Your goal:
For the copy, please give all of the data again exactly and leave the pictures out.

# Start of Data provided

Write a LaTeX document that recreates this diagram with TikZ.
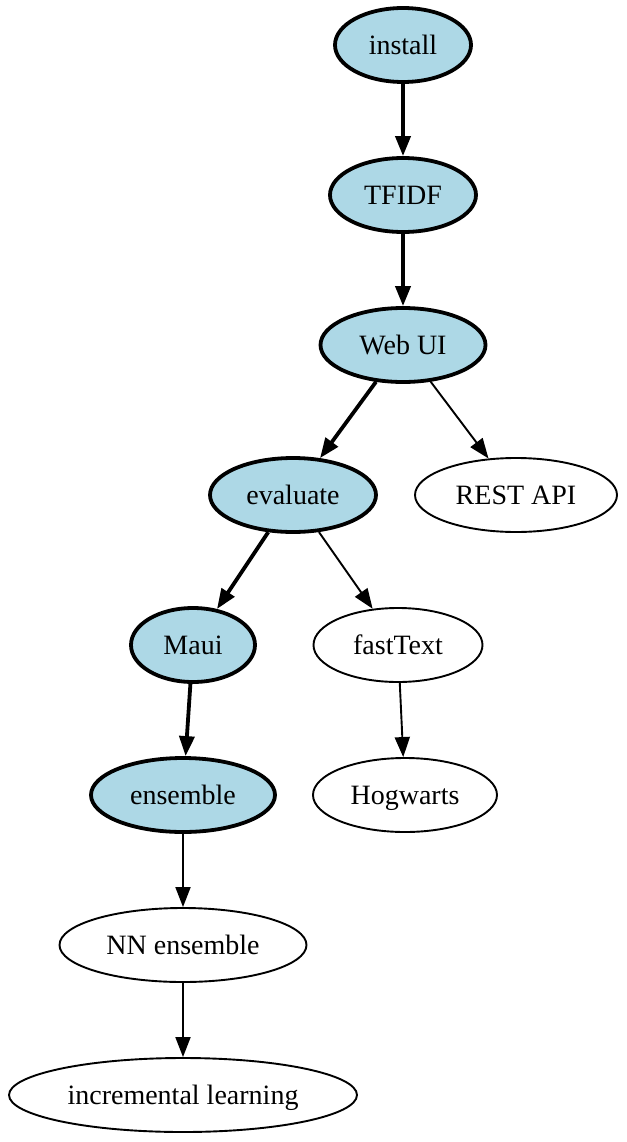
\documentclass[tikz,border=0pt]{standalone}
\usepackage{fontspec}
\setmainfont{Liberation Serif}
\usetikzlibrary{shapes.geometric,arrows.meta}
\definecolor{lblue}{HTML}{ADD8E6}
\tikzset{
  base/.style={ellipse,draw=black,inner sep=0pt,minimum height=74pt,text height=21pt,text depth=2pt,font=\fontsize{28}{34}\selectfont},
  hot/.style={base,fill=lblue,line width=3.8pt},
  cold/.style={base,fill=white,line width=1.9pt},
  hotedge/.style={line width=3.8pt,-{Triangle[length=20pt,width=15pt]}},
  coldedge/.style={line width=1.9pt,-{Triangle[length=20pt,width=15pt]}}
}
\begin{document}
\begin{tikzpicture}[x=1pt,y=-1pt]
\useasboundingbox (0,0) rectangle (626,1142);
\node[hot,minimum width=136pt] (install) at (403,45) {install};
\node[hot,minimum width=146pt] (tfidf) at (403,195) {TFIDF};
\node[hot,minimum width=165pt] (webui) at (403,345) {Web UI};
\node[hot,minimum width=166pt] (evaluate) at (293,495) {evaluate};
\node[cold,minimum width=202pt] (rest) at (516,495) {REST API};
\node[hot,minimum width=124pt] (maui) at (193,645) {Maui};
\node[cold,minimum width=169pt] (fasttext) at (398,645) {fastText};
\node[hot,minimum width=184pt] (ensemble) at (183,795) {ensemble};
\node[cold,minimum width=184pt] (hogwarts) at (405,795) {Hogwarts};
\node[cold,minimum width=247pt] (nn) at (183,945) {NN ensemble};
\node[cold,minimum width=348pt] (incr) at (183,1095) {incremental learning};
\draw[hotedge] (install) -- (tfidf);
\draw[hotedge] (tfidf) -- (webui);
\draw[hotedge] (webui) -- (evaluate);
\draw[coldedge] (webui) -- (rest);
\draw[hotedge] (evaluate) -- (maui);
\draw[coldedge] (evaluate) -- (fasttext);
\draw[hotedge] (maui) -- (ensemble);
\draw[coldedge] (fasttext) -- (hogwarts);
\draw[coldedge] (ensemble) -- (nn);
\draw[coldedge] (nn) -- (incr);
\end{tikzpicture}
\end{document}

# End of Data provided

Result of this exercise:
Write a LaTeX document that recreates this diagram with TikZ.
\documentclass[tikz,border=0pt]{standalone}
\usepackage{fontspec}
\setmainfont{Liberation Serif}
\usetikzlibrary{shapes.geometric,arrows.meta}
\definecolor{lblue}{HTML}{ADD8E6}
\tikzset{
  base/.style={ellipse,draw=black,inner sep=0pt,minimum height=74pt,text height=21pt,text depth=2pt,font=\fontsize{28}{34}\selectfont},
  hot/.style={base,fill=lblue,line width=3.8pt},
  cold/.style={base,fill=white,line width=1.9pt},
  hotedge/.style={line width=3.8pt,-{Triangle[length=20pt,width=15pt]}},
  coldedge/.style={line width=1.9pt,-{Triangle[length=20pt,width=15pt]}}
}
\begin{document}
\begin{tikzpicture}[x=1pt,y=-1pt]
\useasboundingbox (0,0) rectangle (626,1142);
\node[hot,minimum width=136pt] (install) at (403,45) {install};
\node[hot,minimum width=146pt] (tfidf) at (403,195) {TFIDF};
\node[hot,minimum width=165pt] (webui) at (403,345) {Web UI};
\node[hot,minimum width=166pt] (evaluate) at (293,495) {evaluate};
\node[cold,minimum width=202pt] (rest) at (516,495) {REST API};
\node[hot,minimum width=124pt] (maui) at (193,645) {Maui};
\node[cold,minimum width=169pt] (fasttext) at (398,645) {fastText};
\node[hot,minimum width=184pt] (ensemble) at (183,795) {ensemble};
\node[cold,minimum width=184pt] (hogwarts) at (405,795) {Hogwarts};
\node[cold,minimum width=247pt] (nn) at (183,945) {NN ensemble};
\node[cold,minimum width=348pt] (incr) at (183,1095) {incremental learning};
\draw[hotedge] (install) -- (tfidf);
\draw[hotedge] (tfidf) -- (webui);
\draw[hotedge] (webui) -- (evaluate);
\draw[coldedge] (webui) -- (rest);
\draw[hotedge] (evaluate) -- (maui);
\draw[coldedge] (evaluate) -- (fasttext);
\draw[hotedge] (maui) -- (ensemble);
\draw[coldedge] (fasttext) -- (hogwarts);
\draw[coldedge] (ensemble) -- (nn);
\draw[coldedge] (nn) -- (incr);
\end{tikzpicture}
\end{document}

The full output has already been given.